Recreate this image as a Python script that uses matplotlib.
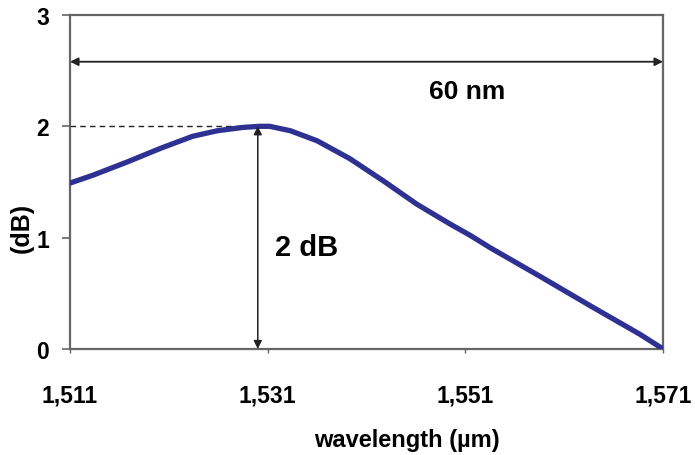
import matplotlib
matplotlib.use("Agg")
import matplotlib.pyplot as plt

# wavelength values (in µm, shown with comma decimal) and loss in dB
wavelength = [1.5110, 1.5133, 1.5168, 1.5201, 1.5234, 1.5259, 1.5285, 1.5302,
              1.5312, 1.5333, 1.5360, 1.5393, 1.5427, 1.5461, 1.5495, 1.5515,
              1.5535, 1.5586, 1.5636, 1.5687, 1.5710]
loss_db = [1.49, 1.56, 1.68, 1.80, 1.91, 1.96, 1.99, 2.00,
           2.00, 1.96, 1.87, 1.71, 1.51, 1.30, 1.12, 1.02,
           0.91, 0.65, 0.39, 0.13, 0.00]

x_ticks = [1.511, 1.531, 1.551, 1.571]
x_tick_labels = ["1,511", "1,531", "1,551", "1,571"]
y_ticks = [0, 1, 2, 3]

peak_x, peak_y = 1.5300, 2.0
span_y = 2.58

plt.rcParams["font.family"] = ["Liberation Sans", "DejaVu Sans"]
plt.rcParams["font.weight"] = "bold"

fig = plt.figure(figsize=(6.95, 4.56), dpi=100)
ax = fig.add_axes([0.1007, 0.2325, 0.8533, 0.7325])

ax.plot(wavelength, loss_db, color="#2e3192", linewidth=3.8,
        solid_capstyle="round", solid_joinstyle="round", zorder=3)

# dashed guide at the peak
ax.plot([x_ticks[0], peak_x], [peak_y, peak_y], color="#222222", linestyle=(0, (4, 3)), linewidth=1)

# 60 nm span arrow
ax.annotate("", xy=(x_ticks[-1], span_y), xytext=(x_ticks[0], span_y),
            arrowprops=dict(arrowstyle="<|-|>", color="#222222", lw=1.3,
                            mutation_scale=12, shrinkA=0, shrinkB=0))
ax.text(1.5512, 2.32, "60 nm", fontsize=19, fontweight="bold", ha="center", va="center")

# 2 dB vertical arrow
ax.annotate("", xy=(peak_x, peak_y), xytext=(peak_x, 0),
            arrowprops=dict(arrowstyle="<|-|>", color="#222222", lw=1.1,
                            mutation_scale=12, shrinkA=0, shrinkB=0))
ax.text(1.5317, 0.92, "2 dB", fontsize=21, fontweight="bold", ha="left", va="center")

ax.set_xlim(x_ticks[0], x_ticks[-1])
ax.set_ylim(0, 3)
ax.set_xticks(x_ticks)
ax.set_xticklabels(x_tick_labels)
ax.set_yticks(y_ticks)

for s in ax.spines.values():
    s.set_color("#666666")
    s.set_linewidth(1.6)

ax.tick_params(axis="y", direction="out", length=6, width=1.2, color="#666666",
               labelsize=16.5, pad=9)
ax.tick_params(axis="x", direction="out", length=3, width=1, color="#666666",
               labelsize=16.5, pad=22)

ax.set_xlabel("wavelength (µm)", fontsize=17, fontweight="bold", va="center")
ax.xaxis.set_label_coords(0.568, -0.27)
ax.set_ylabel("(dB)", fontsize=18, fontweight="bold", va="center")
ax.yaxis.set_label_coords(-0.081, 0.365)

fig.savefig("out.png", dpi=100)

• • •

> [PROBLEM DETAILS] Reproduce only the lines from the beginning of the data through the line that contains "import matplotlib.pyplot as plt", both included, and please drop the pictures.

> [WRITTEN SOLUTION]
Recreate this image as a Python script that uses matplotlib.
import matplotlib
matplotlib.use("Agg")
import matplotlib.pyplot as plt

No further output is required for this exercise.